More Precision, Less Pain: Robotic Arm-Assisted Hip & Knee Replacements

As Penn Highlands Healthcare expands and advances to provide our communities with local access to world-class healthcare services, this month the Penn Highlands Orthopedics team, along with the health system’s leaders, are celebrating an exciting new advancement now available to Penn Highlands joint replacement patients. Penn Highlands DuBois and Penn Highlands Clearfield have introduced robotic-assisted surgery for hip and knee replacement procedures.

Penn Highlands now offers joint replacement procedures using Mako SmartRobotics, a surgeon-guided robotic arm whose assistance is demonstrated to enhance patients’ results following hip and knee replacements. Manufactured by Stryker, one of the world’s leading medical technology companies, Mako (pronounced MAY-ko) can lead to smaller incisions, less blood loss, preservation of healthy bone, and ultimately faster recovery than traditional hip and knee replacements.

In recent years, robot-assisted medical procedures have influenced a paradigm shift in medicine. For physicians, robotic technology can facilitate less invasiveness and greater access to anatomy that’s otherwise difficult to reach, as well as maximum targeted precision down to the finest metrics of the patient’s physiology. “It’s important for our patients to understand that their Penn Highlands surgeon is still the one performing the procedure,” says Dr. Keith Zeliger, orthopedic surgeon at Penn Highlands Elk. “Based on medical imaging of the patient’s procedure site, we’re able to guide the robot to perform tasks that transcend human capability, no matter how exceptional the surgeon’s record is. Robotics are one more example of how medicine continues to progress. It’s a major development for us to bring Mako here.”

The Mako robotic arm serves up a new approach to joint replacement surgery that offers the potential for a higher level of patient-specific implant alignment and positioning. The technology starts with a CT scan that’s downloaded into the robot’s software to create a personalized 3D plan based on the patient’s unique physiology. Then, once in the operating room, the surgeon can validate the patient’s plan and make any technical adjustments accordingly. This offers the surgeon unprecedented predictability—and thus, an optimized healing and recovery experience for patients.

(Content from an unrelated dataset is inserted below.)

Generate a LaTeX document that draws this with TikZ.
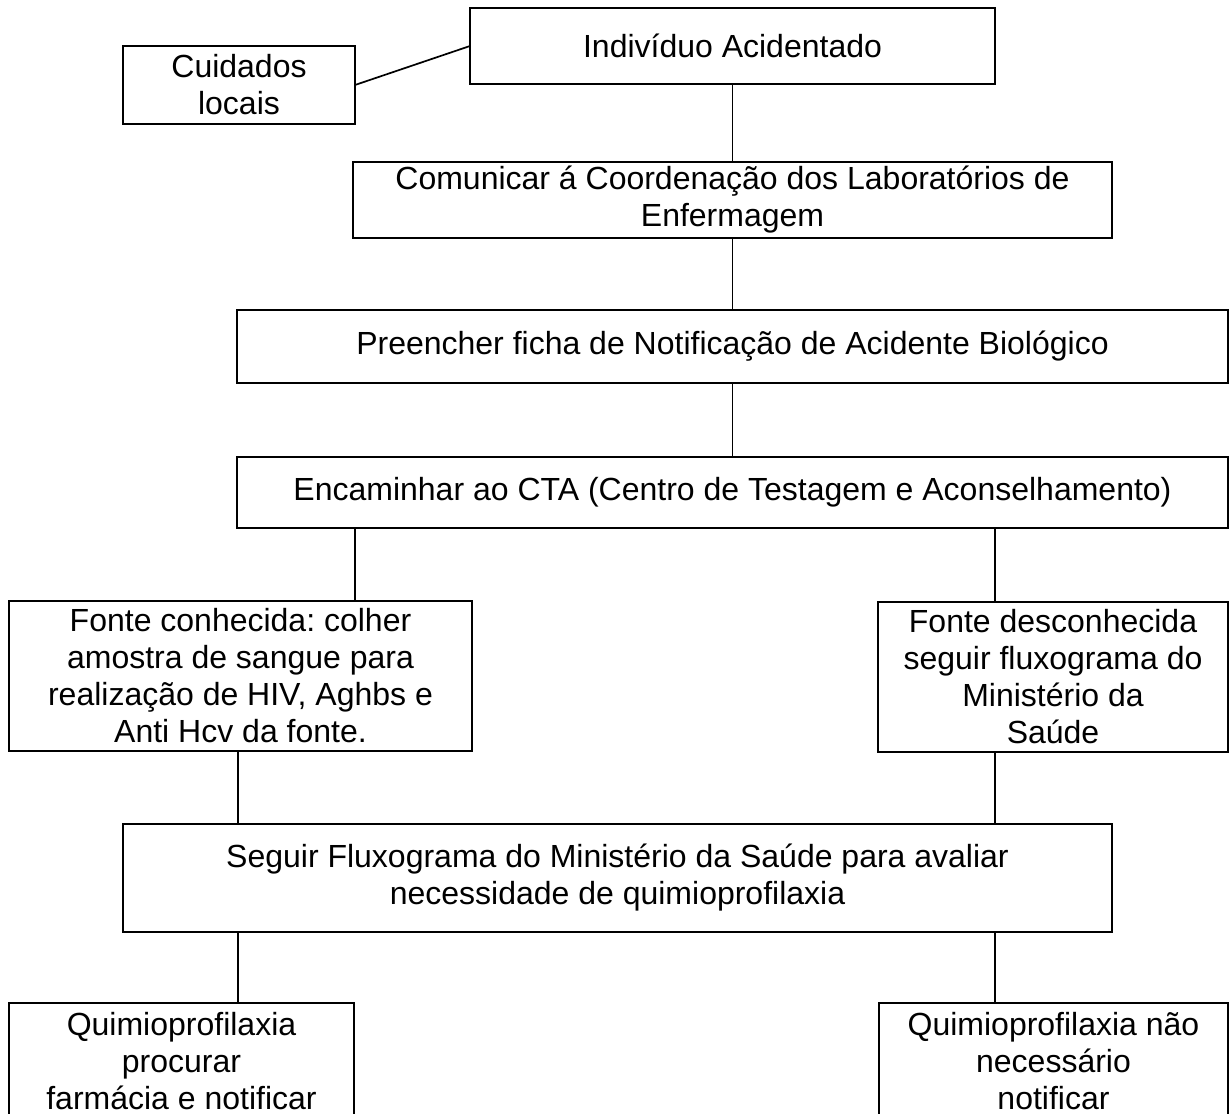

Mako’s advantages can deliver the most optimal outcomes and higher satisfaction for patients. While traditional joint replacements can sometimes require several months of recovery before a patient can return to some normal routine activities, in some cases, Mako has the potential decrease recovery time by as much as half. Recovery after Mako may also include less swelling and pain than traditional knee replacement surgery.

“Looking at the needs and demographics for our region, our Orthopedics program at Penn Highlands is a growing focus for us,” says Zeliger. Dr. Mark Nartatez, orthopedic surgeon at Penn Highlands Clearfield, says this is a win for patients in the area, especially as Penn Highlands is the only healthcare organization in the region offering Mako-assisted surgery outside of Pittsburgh, Erie, and Geisinger in Lewistown. “We want the best technology, the safest surgery, and the fastest, most painless recovery possible for our patients,” Nartatez says.

Penn Highlands DuBois orthopedic surgeon Dr. Matthew Varacallo says integrating this type of advancement into Penn Highlands’ services is part of the reason he wanted to return home to practice orthopedic surgery. “For orthopedics patients in particular, it can be painful and very inconvenient to travel distances for a procedure. At Penn Highlands, we’re committed to providing the most groundbreaking services available. As our orthopedics program grows, it is very much on the map with other large hospital systems in the state, and we’re continually executing strategies to keep moving in this direction. Mako is the newest addition to our line of cutting-edge orthopedic treatments and innovative technologies that are now locally and routinely available to all Penn Highlands patients.”

Beginning in 2022, the orthopedics program will be headquartered in the Penn Highlands DuBois Center of Excellence, for which construction got underway this summer as part of the Master Facilities Plan that the health system announced in 2018. However, patients looking for state-of-the-art services and high-reliability joint replacements don’t have to wait. On Saturday, August 15, Stryker was onsite at PH Clearfield to present a certification training for five Penn Highlands Orthopedics surgeons: Dr. Mark Nartatez, Dr. Ashishkumar Patel, Dr. Mitchell Rothenberg, Dr. Matt Varacallo, and Dr. Keith Zeliger. Several patients have already undergone hip and knee replacement procedures that have been assisted by Mako at both Penn Highlands DuBois and Penn Highlands Clearfield. “So far, our patients have been thrilled to experience joint replacement with Mako,” Varacallo says. “Our goal is to see them getting back to what they love, as soon as possible.”